Megan McArdle yesterday noting the story that we talked about here today,  and the press refuses to talk about at all;

 Thanks to George Bush’s amazing deficit reduction plan, the budget deficit is now only 1.2% of GDP. If this trend continues, by the time George Bush leaves office, the budget will be within a hair’s breath of being balanced. I can only hope that Democrats don’t squander this precious legacy of fiscal responsibility.

Just kidding! Not about the budget deficit, I mean, but about the reason for it. The reason the budget deficit has closed is a combination of economic growth and increasing inequality, which has allowed the government to collect more revenue on a smaller base. The rich really are different–they pay higher tax rates.
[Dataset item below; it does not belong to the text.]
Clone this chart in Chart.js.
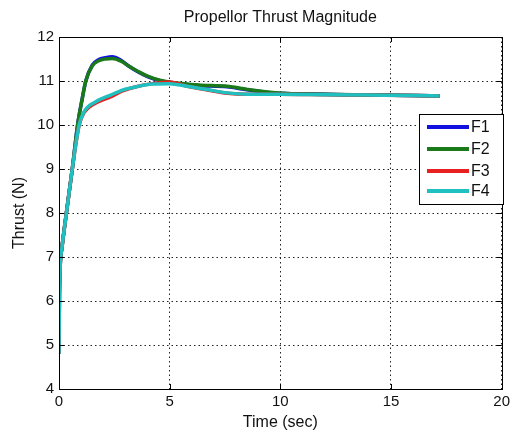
<!DOCTYPE html>
<html>
<head>
<meta charset="utf-8">
<script src="https://cdn.jsdelivr.net/npm/chart.js@4/dist/chart.umd.min.js"></script>
<style>
html,body{margin:0;padding:0;background:#fff;}
#wrap{width:514px;height:432px;}
</style>
</head>
<body>
<div id="wrap"><canvas id="c" width="514" height="432"></canvas></div>
<script>
const chartTitle = 'Propellor Thrust Magnitude';
const xTitle = 'Time (sec)';
const yTitle = 'Thrust (N)';
const seriesLabels = ['F1', 'F2', 'F3', 'F4'];
const seriesColors = ['#1010e0', '#1a7a1a', '#e82020', '#20c0c0'];

const t12 = [0, 0.02, 0.13, 0.39, 0.6, 0.84, 1.05, 1.21, 1.5, 1.8, 2.1, 2.4, 2.8, 3.18, 3.6, 4.0, 4.6, 5.2, 6.3, 7.6, 8.5, 9.9, 12, 14, 16, 17.2];
const f1 = [4.8, 6.2, 7.2, 8.22, 9.0, 10.0, 10.6, 11.0, 11.36, 11.49, 11.53, 11.55, 11.47, 11.33, 11.2, 11.1, 11.0, 10.95, 10.9, 10.87, 10.8, 10.72, 10.7, 10.68, 10.67, 10.66];
const f2 = [4.8, 6.2, 7.2, 8.22, 9.0, 10.0, 10.6, 11.0, 11.34, 11.46, 11.5, 11.51, 11.45, 11.33, 11.21, 11.11, 11.01, 10.96, 10.91, 10.88, 10.81, 10.73, 10.7, 10.68, 10.67, 10.66];
const t34 = [0, 0.02, 0.13, 0.39, 0.6, 0.91, 1.13, 1.66, 2.33, 2.9, 3.5, 4.2, 5.0, 5.8, 6.75, 7.6, 8.5, 10, 12, 14, 16, 17.2];
const f3 = [4.8, 6.2, 7.2, 8.2, 9.0, 10.0, 10.28, 10.5, 10.64, 10.78, 10.87, 10.94, 10.98, 10.88, 10.79, 10.72, 10.7, 10.7, 10.69, 10.68, 10.67, 10.66];
const f4 = [4.8, 6.2, 7.2, 8.2, 9.0, 10.0, 10.3, 10.53, 10.68, 10.8, 10.87, 10.93, 10.94, 10.88, 10.8, 10.73, 10.7, 10.7, 10.69, 10.68, 10.67, 10.66];

const xMin = 0, xMax = 20, xStep = 5;
const yMin = 4, yMax = 12, yStep = 1;

function pts(ts, vs){ return ts.map((t,i)=>({x:t, y:vs[i]})); }
const seriesData = [pts(t12,f1), pts(t12,f2), pts(t34,f3), pts(t34,f4)];

const FONT = "'Liberation Sans', Arial, Helvetica, sans-serif";

const framePlugin = {
  id: 'frame',
  afterDraw(chart){
    const {ctx, chartArea:a} = chart;
    ctx.save();
    ctx.strokeStyle = '#000';
    ctx.lineWidth = 1;
    ctx.setLineDash([]);
    ctx.strokeRect(Math.round(a.left)+0.5, Math.round(a.top)+0.5, Math.round(a.right-a.left), Math.round(a.bottom-a.top));
    const xs = chart.scales.x, ys = chart.scales.y;
    ctx.beginPath();
    for(let v=xMin; v<=xMax; v+=xStep){
      const px = Math.round(xs.getPixelForValue(v))+0.5;
      ctx.moveTo(px, a.bottom); ctx.lineTo(px, a.bottom-5);
      ctx.moveTo(px, a.top); ctx.lineTo(px, a.top+5);
    }
    for(let v=yMin; v<=yMax; v+=yStep){
      const py = Math.round(ys.getPixelForValue(v))+0.5;
      ctx.moveTo(a.left, py); ctx.lineTo(a.left+5, py);
      ctx.moveTo(a.right, py); ctx.lineTo(a.right-5, py);
    }
    ctx.stroke();
    ctx.fillStyle = '#111';
    ctx.font = '16px ' + FONT;
    ctx.textAlign = 'center';
    ctx.textBaseline = 'middle';
    ctx.fillText(chartTitle, (a.left+a.right)/2, 18);
    const bx = 419, by = 114, bw = 84, bh = 90;
    ctx.fillStyle = '#fff';
    ctx.fillRect(bx, by, bw, bh);
    ctx.strokeStyle = '#000';
    ctx.strokeRect(bx+0.5, by+0.5, bw, bh);
    const rows = [127, 149, 171, 191];
    chart.data.datasets.forEach((ds,i)=>{
      ctx.strokeStyle = ds.borderColor;
      ctx.lineWidth = 4;
      ctx.beginPath();
      ctx.moveTo(427, rows[i]); ctx.lineTo(469, rows[i]);
      ctx.stroke();
      ctx.fillStyle = '#111';
      ctx.font = '16px ' + FONT;
      ctx.textAlign = 'left';
      ctx.fillText(ds.label, 471, rows[i]+1);
    });
    ctx.restore();
  }
};

new Chart(document.getElementById('c'), {
  type: 'scatter',
  data: {
    datasets: seriesLabels.map((lab,i)=>({
      label: lab,
      data: seriesData[i],
      showLine: true,
      borderColor: seriesColors[i],
      backgroundColor: seriesColors[i],
      borderWidth: 3.5,
      pointRadius: 0,
      cubicInterpolationMode: 'monotone',
      order: 4 - i
    }))
  },
  options: {
    responsive: false,
    animation: false,
    devicePixelRatio: 1,
    layout: { padding: { top: 37, right: 8, left: 0, bottom: 0 } },
    plugins: { legend: { display: false }, title: { display: false }, tooltip: { enabled: false } },
    scales: {
      x: {
        type: 'linear', min: xMin, max: xMax,
        ticks: { stepSize: xStep, color: '#111', font: { size: 15, family: FONT }, padding: 4, maxRotation: 0 },
        grid: { color: '#222', lineWidth: 1, drawTicks: false, tickLength: 0 },
        border: { display: false, dash: [1.5, 3] },
        title: { display: true, text: xTitle, color: '#111', font: { size: 16, family: FONT }, padding: { top: 0, bottom: 0 } },
        afterFit(s){ s.height = 43; }
      },
      y: {
        type: 'linear', min: yMin, max: yMax,
        ticks: { stepSize: yStep, color: '#111', font: { size: 15, family: FONT }, padding: 5 },
        grid: { color: '#222', lineWidth: 1, drawTicks: false, tickLength: 0 },
        border: { display: false, dash: [1.5, 3] },
        title: { display: true, text: yTitle, color: '#111', font: { size: 16, family: FONT }, padding: { top: 10, bottom: 0 } },
        afterFit(s){ s.width = 59; }
      }
    }
  },
  plugins: [framePlugin]
});
</script>
</body>
</html>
Yes, one could argue (and Bob Rubin has) that closing the budget deficit a little made for amazing economic growth, thus raising tax revenues and allowing for even more deficit reduction. But the behavior of tax revenues under George W. severely undercuts this story. For reasons we still don’t understand, though inequality clearly plays a large part, tax revenues started rising faster than the rate of economic growth under Clinton. This trend has continued under Bush. That–and neither Rubinomics, nor supply side magic–is why tax revenues in both administrations keep delivering huge upside surprises, regardless of whether the administration cut taxes or raised them.

Megan, I’m surprised at you.  The reason was the 1994 tax cuts which were rammed through by a Republican Congress over the objections of  Bill Clinton.